__What you have to do__:
Go through the material below and copy each line where the word "chart" appears.

__Source material__:
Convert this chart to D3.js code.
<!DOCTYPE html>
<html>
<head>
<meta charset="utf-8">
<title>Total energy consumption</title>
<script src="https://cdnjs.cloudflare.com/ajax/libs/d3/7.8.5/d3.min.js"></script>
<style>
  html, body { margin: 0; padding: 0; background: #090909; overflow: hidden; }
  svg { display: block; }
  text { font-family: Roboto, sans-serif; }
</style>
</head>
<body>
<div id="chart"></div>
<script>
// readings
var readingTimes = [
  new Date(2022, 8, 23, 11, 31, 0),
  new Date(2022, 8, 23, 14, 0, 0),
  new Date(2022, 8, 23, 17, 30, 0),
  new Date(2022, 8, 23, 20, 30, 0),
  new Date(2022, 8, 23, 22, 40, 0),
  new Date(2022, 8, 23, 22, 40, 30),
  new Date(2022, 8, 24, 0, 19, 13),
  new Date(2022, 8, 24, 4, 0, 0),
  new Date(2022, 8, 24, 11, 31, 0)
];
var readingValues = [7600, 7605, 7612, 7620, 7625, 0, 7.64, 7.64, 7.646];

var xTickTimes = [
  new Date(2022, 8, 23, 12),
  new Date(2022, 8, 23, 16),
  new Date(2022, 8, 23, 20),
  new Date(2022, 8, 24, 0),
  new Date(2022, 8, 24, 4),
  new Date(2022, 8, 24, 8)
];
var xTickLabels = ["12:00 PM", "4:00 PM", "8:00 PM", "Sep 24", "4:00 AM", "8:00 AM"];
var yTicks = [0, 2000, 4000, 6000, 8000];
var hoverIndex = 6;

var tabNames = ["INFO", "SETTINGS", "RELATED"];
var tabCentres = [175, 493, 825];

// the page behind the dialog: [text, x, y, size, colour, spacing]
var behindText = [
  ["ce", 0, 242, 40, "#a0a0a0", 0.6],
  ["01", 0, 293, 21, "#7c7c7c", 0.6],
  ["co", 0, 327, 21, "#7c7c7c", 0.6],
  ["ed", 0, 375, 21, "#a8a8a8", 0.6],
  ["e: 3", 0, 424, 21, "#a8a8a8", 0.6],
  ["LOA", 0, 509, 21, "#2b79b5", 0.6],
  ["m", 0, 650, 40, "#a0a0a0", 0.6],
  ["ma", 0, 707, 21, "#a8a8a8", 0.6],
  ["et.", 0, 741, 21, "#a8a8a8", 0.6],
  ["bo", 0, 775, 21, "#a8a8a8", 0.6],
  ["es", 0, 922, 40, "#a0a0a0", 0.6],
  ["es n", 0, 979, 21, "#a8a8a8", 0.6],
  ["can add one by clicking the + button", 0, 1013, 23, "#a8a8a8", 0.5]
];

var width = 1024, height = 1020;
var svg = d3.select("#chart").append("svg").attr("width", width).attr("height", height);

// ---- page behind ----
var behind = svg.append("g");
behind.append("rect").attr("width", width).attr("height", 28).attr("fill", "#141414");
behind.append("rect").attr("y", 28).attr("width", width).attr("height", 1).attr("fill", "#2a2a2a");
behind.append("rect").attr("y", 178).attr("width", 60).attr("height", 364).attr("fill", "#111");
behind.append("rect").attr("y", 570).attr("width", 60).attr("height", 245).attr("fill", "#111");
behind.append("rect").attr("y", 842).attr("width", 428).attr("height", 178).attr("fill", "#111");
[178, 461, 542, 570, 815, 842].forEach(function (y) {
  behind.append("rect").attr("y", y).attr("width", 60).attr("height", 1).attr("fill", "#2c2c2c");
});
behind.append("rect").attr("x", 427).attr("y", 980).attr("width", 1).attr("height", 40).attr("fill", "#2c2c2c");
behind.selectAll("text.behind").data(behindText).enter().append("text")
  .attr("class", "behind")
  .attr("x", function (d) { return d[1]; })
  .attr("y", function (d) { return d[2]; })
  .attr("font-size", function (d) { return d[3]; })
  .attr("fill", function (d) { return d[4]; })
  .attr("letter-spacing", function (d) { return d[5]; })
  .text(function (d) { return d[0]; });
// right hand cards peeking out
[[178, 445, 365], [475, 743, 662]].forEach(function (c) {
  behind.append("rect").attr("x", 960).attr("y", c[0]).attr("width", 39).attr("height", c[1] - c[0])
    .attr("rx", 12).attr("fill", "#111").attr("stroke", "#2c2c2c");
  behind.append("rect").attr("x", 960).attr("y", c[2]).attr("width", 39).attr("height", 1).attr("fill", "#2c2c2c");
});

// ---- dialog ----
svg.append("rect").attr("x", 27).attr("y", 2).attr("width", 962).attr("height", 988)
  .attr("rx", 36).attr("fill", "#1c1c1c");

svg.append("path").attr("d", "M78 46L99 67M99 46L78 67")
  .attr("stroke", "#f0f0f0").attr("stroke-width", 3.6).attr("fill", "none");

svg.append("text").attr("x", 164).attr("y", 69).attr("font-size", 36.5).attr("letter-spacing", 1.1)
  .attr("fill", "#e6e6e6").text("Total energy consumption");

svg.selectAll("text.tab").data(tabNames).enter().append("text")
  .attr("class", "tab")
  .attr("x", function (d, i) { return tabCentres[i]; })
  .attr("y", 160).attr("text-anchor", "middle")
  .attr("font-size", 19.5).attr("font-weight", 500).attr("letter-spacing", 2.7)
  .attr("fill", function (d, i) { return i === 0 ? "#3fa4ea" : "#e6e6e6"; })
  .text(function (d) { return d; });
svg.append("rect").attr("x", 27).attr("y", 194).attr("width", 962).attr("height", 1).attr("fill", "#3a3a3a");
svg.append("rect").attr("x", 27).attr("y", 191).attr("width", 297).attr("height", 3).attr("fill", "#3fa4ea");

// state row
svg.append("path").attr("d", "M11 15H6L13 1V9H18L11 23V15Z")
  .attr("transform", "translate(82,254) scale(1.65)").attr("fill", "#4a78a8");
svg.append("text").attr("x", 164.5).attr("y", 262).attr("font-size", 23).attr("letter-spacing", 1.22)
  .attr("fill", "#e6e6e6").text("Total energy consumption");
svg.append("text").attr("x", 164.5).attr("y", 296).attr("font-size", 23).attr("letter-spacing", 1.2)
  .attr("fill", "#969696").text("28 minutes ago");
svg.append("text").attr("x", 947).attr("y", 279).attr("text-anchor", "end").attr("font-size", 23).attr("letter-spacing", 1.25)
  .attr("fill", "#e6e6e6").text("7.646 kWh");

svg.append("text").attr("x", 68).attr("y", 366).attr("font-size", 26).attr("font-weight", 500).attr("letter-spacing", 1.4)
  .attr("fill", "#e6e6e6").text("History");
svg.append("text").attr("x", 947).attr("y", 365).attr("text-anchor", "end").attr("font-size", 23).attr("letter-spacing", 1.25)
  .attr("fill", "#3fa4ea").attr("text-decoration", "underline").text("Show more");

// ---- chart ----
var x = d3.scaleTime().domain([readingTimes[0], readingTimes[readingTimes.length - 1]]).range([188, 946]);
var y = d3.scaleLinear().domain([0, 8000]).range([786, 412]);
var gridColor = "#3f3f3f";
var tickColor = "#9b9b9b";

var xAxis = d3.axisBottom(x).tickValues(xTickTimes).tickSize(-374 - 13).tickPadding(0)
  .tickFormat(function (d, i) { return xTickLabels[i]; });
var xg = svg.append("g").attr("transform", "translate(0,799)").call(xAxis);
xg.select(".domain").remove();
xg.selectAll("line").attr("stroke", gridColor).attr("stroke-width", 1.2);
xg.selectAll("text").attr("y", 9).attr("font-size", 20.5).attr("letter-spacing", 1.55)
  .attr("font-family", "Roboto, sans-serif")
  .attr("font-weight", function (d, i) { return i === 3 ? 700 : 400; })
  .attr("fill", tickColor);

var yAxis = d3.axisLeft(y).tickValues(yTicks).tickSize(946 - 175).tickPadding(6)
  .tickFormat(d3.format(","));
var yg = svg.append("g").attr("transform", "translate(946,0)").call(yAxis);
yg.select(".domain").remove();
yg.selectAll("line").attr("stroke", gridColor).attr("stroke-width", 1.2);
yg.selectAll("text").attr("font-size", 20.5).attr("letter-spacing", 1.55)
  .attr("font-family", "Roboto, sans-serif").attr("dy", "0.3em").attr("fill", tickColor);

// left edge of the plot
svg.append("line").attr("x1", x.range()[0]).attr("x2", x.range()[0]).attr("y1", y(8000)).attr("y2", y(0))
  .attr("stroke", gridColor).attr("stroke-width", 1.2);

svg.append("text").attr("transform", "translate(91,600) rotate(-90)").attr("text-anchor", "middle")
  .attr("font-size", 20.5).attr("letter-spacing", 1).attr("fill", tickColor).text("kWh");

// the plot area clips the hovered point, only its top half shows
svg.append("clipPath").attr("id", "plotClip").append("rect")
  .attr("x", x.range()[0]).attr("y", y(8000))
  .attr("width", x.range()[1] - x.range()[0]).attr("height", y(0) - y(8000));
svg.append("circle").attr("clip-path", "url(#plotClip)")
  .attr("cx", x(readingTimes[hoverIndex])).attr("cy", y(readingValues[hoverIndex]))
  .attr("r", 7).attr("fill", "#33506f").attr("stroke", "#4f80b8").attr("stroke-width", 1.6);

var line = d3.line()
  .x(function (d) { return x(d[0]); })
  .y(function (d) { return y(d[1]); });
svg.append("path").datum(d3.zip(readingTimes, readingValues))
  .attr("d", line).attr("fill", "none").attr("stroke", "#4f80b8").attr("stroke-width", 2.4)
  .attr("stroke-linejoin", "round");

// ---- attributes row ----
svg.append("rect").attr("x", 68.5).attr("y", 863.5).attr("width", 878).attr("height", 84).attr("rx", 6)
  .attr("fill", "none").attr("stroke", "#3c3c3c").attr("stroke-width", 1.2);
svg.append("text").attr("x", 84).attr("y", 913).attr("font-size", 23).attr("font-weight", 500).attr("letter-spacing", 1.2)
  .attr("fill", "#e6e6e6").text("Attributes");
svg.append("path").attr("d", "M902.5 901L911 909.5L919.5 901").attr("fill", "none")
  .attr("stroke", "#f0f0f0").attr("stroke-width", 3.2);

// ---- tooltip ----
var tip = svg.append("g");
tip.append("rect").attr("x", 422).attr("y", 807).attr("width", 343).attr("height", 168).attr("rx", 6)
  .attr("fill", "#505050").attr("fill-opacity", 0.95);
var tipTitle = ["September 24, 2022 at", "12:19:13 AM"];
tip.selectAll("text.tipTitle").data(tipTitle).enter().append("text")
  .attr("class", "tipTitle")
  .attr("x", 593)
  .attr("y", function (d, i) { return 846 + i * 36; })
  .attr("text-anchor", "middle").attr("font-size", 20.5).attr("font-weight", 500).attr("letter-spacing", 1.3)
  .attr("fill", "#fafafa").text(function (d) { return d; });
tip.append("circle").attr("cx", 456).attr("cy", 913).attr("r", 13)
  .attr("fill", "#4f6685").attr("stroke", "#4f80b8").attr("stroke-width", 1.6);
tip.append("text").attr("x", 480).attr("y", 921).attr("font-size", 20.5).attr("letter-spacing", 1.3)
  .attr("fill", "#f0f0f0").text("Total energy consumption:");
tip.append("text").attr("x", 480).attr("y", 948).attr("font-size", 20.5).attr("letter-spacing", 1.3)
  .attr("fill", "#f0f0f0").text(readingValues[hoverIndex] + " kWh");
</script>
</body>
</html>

__Result of the exercise__:
Convert this chart to D3.js code.
<div id="chart"></div>
var svg = d3.select("#chart").append("svg").attr("width", width).attr("height", height);
// ---- chart ----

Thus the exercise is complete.